For anyone interested in the schema and data, I've created a SQLFiddle: http://sqlfiddle.com/#!2/84233/1
and my matching query:
SELECT COALESCE(SQRT( (100.0*as1.actual_score/ps1.possible_score) * (100.0*as2.actual_score/ps2.possible_score) ) - (100/ps1.commonquestions), 0) AS perc
FROM (SELECT SUM(imp.value) AS actual_score
FROM user_questions AS uq1
INNER JOIN importances imp ON imp.id = uq1.importance
INNER JOIN user_questions uq2 ON uq2.question_id = uq1.question_id AND uq2.user_id = 101
AND (uq1.accans1 = uq2.answer_id
OR uq1.accans2 = uq2.answer_id
OR uq1.accans3 = uq2.answer_id
OR uq1.accans4 = uq2.answer_id)
WHERE uq1.user_id = 1) AS as1,
(SELECT SUM(value) AS possible_score, COUNT(*) AS commonquestions
FROM user_questions AS uq1
INNER JOIN importances ON importances.id = uq1.importance
INNER JOIN user_questions uq2 ON uq1.question_id = uq2.question_id AND uq2.user_id = 101
WHERE uq1.user_id = 1) AS ps1,
(SELECT SUM(imp.value) AS actual_score
FROM user_questions AS uq1
INNER JOIN importances imp ON imp.id = uq1.importance
INNER JOIN user_questions uq2 ON uq2.question_id = uq1.question_id AND uq2.user_id = 1
AND (uq1.accans1 = uq2.answer_id
OR uq1.accans2 = uq2.answer_id
OR uq1.accans3 = uq2.answer_id
OR uq1.accans4 = uq2.answer_id)
WHERE uq1.user_id = 101) AS as2,
(SELECT SUM(value) AS possible_score
FROM user_questions AS uq1
INNER JOIN importances ON importances.id = uq1.importance
INNER JOIN user_questions uq2 ON uq1.question_id = uq2.question_id AND uq2.user_id = 1
WHERE uq1.user_id = 101) AS ps2
I was bored, so: Here's a rewritten version of your query - based on a PostgreSQL port of your schema - that calculates the matches for all user pairings at once:
http://sqlfiddle.com/#!12/30524/6
I've checked and it produces the same results for the user pair (1,5).
WITH
userids(uid) AS (
select distinct user_id from user_questions
),
users(u1,u2) AS (
SELECT u1.uid, u2.uid FROM userids u1 CROSS JOIN userids u2 WHERE u1 <> u2
),
scores AS (
SELECT
sum(CASE WHEN uq2.answer_id IN (uq1.accans1, uq1.accans2, uq1.accans3, uq1.accans4) THEN imp.value ELSE 0 END) AS actual_score,
sum(imp.value) AS potential_score,
count(1) AS common_questions,
users.u1,
users.u2
FROM user_questions AS uq1
INNER JOIN importances imp ON imp.id = uq1.importance
INNER JOIN user_questions uq2 ON uq2.question_id = uq1.question_id
INNER JOIN users ON (uq1.user_id=users.u1 AND uq2.user_id=users.u2)
GROUP BY u1, u2
),
score_pairs(u1,u2,u1_actual,u2_actual,u1_potential,u2_potential,common_questions) AS (
SELECT s1.u1, s1.u2, s1.actual_score, s2.actual_score, s1.potential_score, s2.potential_score, s1.common_questions
FROM scores s1 INNER JOIN scores s2 ON (s1.u1 = s2.u2 AND s1.u2 = s2.u1)
WHERE s1.u1 < s1.u2
)
SELECT
u1, u2,
COALESCE(SQRT( (100.0*u1_actual/u1_potential) * (100.0*u2_actual/u2_potential) ) - (100/common_questions), 0) AS "match"
FROM score_pairs;
There's no reason you couldn't port this back to MySQL, as the CTE is only there for readability and doesn't do anything you can't do with FROM (SELECT ...).
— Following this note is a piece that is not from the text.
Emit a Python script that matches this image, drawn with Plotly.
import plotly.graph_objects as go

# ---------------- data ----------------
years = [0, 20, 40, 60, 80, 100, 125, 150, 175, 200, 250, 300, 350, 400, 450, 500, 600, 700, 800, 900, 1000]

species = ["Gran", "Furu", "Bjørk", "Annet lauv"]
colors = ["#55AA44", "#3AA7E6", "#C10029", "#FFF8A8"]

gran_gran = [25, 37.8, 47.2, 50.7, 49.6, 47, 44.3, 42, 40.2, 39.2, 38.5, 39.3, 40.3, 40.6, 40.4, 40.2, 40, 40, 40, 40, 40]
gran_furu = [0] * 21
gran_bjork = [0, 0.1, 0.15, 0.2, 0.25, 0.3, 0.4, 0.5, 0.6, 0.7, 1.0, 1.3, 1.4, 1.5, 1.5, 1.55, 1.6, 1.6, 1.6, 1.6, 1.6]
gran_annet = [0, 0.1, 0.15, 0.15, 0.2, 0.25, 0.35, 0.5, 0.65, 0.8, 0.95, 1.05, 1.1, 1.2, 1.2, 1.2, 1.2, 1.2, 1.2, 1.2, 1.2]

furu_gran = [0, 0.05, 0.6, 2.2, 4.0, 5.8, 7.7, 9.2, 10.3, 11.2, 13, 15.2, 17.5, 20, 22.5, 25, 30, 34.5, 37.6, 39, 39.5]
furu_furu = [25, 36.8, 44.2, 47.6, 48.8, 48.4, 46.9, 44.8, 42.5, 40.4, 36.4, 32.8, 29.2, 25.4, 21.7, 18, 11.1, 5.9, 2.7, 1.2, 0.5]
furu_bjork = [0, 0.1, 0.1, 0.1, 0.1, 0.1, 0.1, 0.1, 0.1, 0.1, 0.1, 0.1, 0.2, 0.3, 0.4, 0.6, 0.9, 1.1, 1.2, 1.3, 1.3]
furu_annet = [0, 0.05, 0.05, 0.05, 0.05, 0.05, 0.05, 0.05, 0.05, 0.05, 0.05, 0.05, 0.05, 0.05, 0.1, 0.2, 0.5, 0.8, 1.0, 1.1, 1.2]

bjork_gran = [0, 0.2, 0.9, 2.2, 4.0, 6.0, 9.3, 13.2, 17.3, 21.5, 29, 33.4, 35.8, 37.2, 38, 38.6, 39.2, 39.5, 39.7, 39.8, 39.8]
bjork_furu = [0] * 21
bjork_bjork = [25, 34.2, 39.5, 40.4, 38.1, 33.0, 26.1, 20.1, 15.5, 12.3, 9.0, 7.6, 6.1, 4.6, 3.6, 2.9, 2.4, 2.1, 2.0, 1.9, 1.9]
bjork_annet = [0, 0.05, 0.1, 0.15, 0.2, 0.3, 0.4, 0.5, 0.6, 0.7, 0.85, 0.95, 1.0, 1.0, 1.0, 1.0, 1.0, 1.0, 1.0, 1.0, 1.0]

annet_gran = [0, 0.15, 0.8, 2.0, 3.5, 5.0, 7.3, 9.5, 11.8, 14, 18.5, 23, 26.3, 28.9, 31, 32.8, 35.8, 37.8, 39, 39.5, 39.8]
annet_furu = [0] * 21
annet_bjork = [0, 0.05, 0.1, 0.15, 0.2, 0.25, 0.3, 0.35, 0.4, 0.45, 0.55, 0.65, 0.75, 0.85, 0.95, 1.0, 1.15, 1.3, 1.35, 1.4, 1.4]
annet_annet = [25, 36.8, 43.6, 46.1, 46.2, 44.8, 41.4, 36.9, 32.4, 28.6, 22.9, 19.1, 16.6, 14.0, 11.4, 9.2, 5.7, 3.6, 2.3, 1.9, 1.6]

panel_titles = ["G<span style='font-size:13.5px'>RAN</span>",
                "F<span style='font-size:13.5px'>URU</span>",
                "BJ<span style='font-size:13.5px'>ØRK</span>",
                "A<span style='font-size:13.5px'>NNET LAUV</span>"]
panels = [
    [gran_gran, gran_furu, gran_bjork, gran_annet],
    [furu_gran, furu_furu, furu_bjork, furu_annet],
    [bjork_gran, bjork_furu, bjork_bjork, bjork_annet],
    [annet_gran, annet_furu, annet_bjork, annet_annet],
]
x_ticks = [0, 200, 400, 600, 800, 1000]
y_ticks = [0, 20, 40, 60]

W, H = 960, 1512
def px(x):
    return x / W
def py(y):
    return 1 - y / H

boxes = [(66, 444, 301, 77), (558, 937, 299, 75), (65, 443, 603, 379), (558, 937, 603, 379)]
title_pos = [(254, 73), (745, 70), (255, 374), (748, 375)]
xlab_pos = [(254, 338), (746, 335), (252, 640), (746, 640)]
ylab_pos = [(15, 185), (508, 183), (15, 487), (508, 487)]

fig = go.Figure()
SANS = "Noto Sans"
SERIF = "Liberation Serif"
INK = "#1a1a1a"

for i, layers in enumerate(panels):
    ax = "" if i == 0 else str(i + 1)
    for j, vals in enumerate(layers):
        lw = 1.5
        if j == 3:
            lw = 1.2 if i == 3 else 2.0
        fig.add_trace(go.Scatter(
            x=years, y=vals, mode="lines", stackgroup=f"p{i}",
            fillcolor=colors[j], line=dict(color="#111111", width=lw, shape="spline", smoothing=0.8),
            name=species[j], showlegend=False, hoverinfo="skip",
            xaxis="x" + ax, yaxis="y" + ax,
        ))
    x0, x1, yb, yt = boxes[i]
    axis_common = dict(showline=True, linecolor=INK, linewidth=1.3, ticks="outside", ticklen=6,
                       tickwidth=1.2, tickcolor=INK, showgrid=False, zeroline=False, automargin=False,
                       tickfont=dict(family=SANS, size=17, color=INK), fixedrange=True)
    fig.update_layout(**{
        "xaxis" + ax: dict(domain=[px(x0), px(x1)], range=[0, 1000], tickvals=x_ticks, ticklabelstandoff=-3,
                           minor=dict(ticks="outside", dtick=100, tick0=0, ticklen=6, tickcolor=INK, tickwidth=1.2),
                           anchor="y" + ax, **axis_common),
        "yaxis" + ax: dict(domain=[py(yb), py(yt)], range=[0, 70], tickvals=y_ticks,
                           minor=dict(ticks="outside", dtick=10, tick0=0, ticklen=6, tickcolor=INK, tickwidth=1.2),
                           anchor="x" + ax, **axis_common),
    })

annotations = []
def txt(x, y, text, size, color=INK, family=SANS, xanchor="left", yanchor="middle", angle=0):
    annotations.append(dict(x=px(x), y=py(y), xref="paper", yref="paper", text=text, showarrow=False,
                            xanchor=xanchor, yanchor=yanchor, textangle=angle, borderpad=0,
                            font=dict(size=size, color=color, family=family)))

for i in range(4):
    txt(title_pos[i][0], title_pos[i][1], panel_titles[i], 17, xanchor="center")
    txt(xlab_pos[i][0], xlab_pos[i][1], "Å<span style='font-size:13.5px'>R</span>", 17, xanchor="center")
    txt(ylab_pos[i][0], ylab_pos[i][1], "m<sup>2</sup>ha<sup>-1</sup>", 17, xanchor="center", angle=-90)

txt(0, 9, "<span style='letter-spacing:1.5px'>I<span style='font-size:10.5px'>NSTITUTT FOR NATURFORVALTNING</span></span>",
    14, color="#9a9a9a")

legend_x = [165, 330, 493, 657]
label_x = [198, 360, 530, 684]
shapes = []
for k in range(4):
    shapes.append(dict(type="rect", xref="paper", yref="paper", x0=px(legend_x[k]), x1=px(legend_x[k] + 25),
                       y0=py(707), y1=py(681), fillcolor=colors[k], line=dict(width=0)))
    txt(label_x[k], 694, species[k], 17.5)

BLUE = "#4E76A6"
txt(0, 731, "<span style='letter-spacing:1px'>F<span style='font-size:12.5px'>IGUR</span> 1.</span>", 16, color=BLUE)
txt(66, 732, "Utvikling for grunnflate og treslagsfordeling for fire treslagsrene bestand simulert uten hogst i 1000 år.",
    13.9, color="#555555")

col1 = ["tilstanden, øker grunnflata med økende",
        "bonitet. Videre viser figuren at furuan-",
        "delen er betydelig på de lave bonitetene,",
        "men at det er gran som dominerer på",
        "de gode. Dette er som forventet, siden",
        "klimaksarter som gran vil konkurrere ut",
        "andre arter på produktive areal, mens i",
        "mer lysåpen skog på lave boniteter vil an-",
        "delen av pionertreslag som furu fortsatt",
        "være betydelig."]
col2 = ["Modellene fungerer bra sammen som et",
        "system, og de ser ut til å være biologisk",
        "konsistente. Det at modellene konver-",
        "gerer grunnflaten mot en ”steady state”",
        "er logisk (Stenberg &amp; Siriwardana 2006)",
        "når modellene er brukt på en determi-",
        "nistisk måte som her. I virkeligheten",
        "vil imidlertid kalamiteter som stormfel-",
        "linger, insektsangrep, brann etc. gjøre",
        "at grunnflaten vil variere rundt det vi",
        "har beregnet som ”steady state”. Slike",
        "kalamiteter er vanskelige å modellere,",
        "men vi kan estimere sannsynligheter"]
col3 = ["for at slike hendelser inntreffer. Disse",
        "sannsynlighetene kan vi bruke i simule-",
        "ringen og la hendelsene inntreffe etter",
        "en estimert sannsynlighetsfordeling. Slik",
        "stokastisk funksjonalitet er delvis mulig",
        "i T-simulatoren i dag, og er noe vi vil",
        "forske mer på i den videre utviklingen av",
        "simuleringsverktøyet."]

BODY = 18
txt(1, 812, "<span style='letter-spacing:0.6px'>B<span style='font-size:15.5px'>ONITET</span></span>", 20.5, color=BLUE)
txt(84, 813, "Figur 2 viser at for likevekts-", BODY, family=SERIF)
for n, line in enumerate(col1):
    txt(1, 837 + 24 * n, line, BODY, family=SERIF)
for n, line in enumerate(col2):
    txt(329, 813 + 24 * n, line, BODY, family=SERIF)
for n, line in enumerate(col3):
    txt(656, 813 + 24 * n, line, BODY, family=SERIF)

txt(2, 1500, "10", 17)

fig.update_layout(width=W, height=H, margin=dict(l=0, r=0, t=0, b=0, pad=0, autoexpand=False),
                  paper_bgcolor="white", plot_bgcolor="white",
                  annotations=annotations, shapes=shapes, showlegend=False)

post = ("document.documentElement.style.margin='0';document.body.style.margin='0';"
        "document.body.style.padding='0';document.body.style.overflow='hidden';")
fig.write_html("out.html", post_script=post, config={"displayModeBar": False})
There's no WITH RECURSIVE clause and no CTE is referenced from more than one other CTE. You'd have a bit of a scary nested query, but that's just a formatting challenge.
Changes:
Generate a set of distinct users
Self-join that set of distinct users to create a set of user pairings
and then join on that list of pairings in the score query to produce a table of scores
Produce the scores table by combining the largely duplicate queries for possiblescore1 and possiblescore2, actualscore1 and actualscore2.
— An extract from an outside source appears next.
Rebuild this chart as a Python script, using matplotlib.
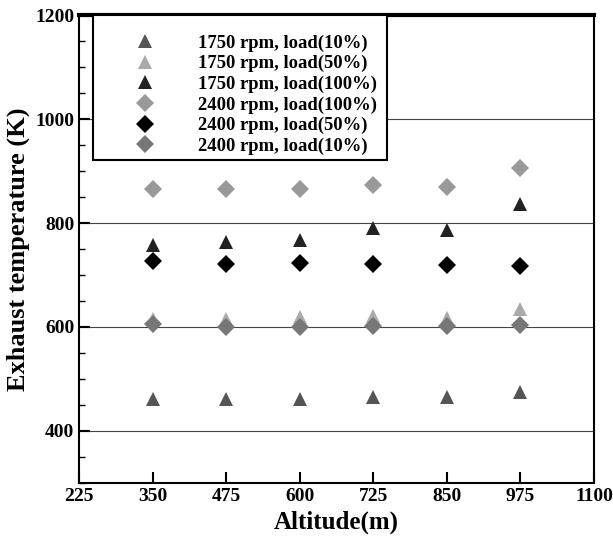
import matplotlib.pyplot as plt
from matplotlib.ticker import MultipleLocator
from matplotlib.patches import Rectangle

plt.rcParams['font.family'] = ['Liberation Serif', 'DejaVu Serif']
plt.rcParams['font.weight'] = 'bold'

altitude = [350, 475, 600, 725, 850, 975]
x_ticks = [225, 350, 475, 600, 725, 850, 975, 1100]

rpm1750_load10 = [462, 462, 462, 465, 466, 475]
rpm1750_load50 = [615, 615, 620, 622, 618, 635]
rpm1750_load100 = [757, 763, 767, 791, 787, 837]
rpm2400_load100 = [865, 865, 866, 874, 869, 905]
rpm2400_load50 = [727, 721, 723, 722, 720, 718]
rpm2400_load10 = [605, 600, 600, 601, 601, 603]

series = [
    ('1750 rpm, load(10%)', rpm1750_load10, '^', '#555555'),
    ('1750 rpm, load(50%)', rpm1750_load50, '^', '#aaaaaa'),
    ('1750 rpm, load(100%)', rpm1750_load100, '^', '#222222'),
    ('2400 rpm, load(100%)', rpm2400_load100, 'D', '#999999'),
    ('2400 rpm, load(50%)', rpm2400_load50, 'D', '#000000'),
    ('2400 rpm, load(10%)', rpm2400_load10, 'D', '#777777'),
]

fig = plt.figure(figsize=(6.13, 5.39), dpi=100)
ax = fig.add_axes([0.129, 0.104, 0.840, 0.868])

for label, vals, m, c in series:
    size = 10.5 if m == '^' else 9
    ax.plot(altitude, vals, linestyle='none', marker=m, color=c,
            markersize=size, markeredgewidth=0, label=label, zorder=3)

ax.set_xlim(225, 1100)
ax.set_ylim(300, 1200)
ax.set_xticks(x_ticks)
ax.yaxis.set_major_locator(MultipleLocator(200))
ax.yaxis.set_minor_locator(MultipleLocator(50))

for y in [400, 600, 800, 1000]:
    ax.axhline(y, color='#444444', lw=0.8, zorder=1)

ax.tick_params(axis='both', which='major', direction='in', length=8, width=1.5,
               labelsize=14)
ax.tick_params(axis='y', which='minor', direction='in', length=4, width=1.0)
ax.tick_params(top=False, right=False)
for lab in ax.get_xticklabels() + ax.get_yticklabels():
    lab.set_fontweight('bold')

for side in ['left', 'bottom', 'right']:
    ax.spines[side].set_linewidth(1.5)
ax.spines['top'].set_linewidth(3)

ax.set_xlabel('Altitude(m)', fontsize=18, fontweight='bold', labelpad=4)
ax.set_ylabel('Exhaust temperature (K)', fontsize=19, fontweight='bold', labelpad=4)

# legend box drawn separately so its padding matches the original
leg = ax.legend(loc='upper left', bbox_to_anchor=(0.092, 0.959), fontsize=13.4,
                frameon=False, borderpad=0, handletextpad=1.86,
                labelspacing=0.18, handlelength=2.0, borderaxespad=0)
leg.set_zorder(6)
for t in leg.get_texts():
    t.set_fontweight('bold')
ax.add_patch(Rectangle((0.027, 0.69), 0.571, 0.31, transform=ax.transAxes,
                       facecolor='white', edgecolor='black', lw=1.5,
                       zorder=5, clip_on=False))

fig.savefig('out.png', dpi=100)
then summarize it in the final outer query
I haven't optimised the query; as written it runs in 5ms on my system. On bigger data it's possible you may need to restructure some of it or use tricks like converting some CTE clauses into SELECT ... INTO TEMPORARY TABLE temp table creation statements that you then index before querying.
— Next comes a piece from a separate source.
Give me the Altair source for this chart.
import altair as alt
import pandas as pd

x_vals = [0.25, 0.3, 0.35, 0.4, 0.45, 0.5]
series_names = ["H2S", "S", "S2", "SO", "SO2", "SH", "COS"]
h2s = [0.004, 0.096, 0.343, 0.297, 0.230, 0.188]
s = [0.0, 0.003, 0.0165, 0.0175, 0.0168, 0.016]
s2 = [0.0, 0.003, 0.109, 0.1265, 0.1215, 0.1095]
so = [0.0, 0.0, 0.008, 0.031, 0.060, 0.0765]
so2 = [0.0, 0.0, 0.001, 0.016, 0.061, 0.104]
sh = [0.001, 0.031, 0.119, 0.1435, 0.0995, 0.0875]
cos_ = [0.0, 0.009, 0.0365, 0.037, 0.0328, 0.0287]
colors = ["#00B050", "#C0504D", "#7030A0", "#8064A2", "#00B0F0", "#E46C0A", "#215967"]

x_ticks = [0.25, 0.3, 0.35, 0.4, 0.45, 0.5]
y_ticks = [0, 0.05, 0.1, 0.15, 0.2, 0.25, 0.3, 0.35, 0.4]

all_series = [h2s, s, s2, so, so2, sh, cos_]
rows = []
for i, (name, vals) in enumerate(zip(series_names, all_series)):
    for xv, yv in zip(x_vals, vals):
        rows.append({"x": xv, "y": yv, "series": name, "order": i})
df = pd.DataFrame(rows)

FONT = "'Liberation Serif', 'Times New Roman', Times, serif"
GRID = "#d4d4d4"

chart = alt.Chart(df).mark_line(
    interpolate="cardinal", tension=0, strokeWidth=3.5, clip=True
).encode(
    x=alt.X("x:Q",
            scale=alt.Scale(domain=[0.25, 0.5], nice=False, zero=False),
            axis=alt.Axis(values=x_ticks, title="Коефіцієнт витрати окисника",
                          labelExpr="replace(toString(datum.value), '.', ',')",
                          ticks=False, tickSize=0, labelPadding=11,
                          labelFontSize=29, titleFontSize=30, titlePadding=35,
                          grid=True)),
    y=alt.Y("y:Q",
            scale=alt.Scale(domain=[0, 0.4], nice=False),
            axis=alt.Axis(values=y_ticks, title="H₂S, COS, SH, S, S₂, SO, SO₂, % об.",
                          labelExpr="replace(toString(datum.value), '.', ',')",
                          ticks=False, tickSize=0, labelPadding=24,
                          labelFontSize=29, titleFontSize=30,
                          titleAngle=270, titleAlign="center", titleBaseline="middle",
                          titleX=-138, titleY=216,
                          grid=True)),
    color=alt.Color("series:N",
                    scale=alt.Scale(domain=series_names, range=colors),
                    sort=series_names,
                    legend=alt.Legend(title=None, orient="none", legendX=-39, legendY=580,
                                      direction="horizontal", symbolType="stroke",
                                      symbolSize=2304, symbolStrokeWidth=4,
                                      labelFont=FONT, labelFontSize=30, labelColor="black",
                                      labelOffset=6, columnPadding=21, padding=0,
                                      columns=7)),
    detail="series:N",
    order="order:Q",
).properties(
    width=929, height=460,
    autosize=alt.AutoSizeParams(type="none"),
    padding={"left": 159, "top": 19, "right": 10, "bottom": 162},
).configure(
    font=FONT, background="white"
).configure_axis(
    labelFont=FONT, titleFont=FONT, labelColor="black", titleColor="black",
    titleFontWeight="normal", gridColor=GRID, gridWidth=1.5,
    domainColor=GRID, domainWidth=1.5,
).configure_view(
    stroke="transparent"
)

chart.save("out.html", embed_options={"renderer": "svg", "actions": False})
It's also possible that you'll want to move the generation of the users rowset out of the CTE and into a FROM subquery clause of scores. That's because WITH is required to behave as an optimisation fence between clauses, so the database must materialize rows and can't use tricks like pushing clauses up or down.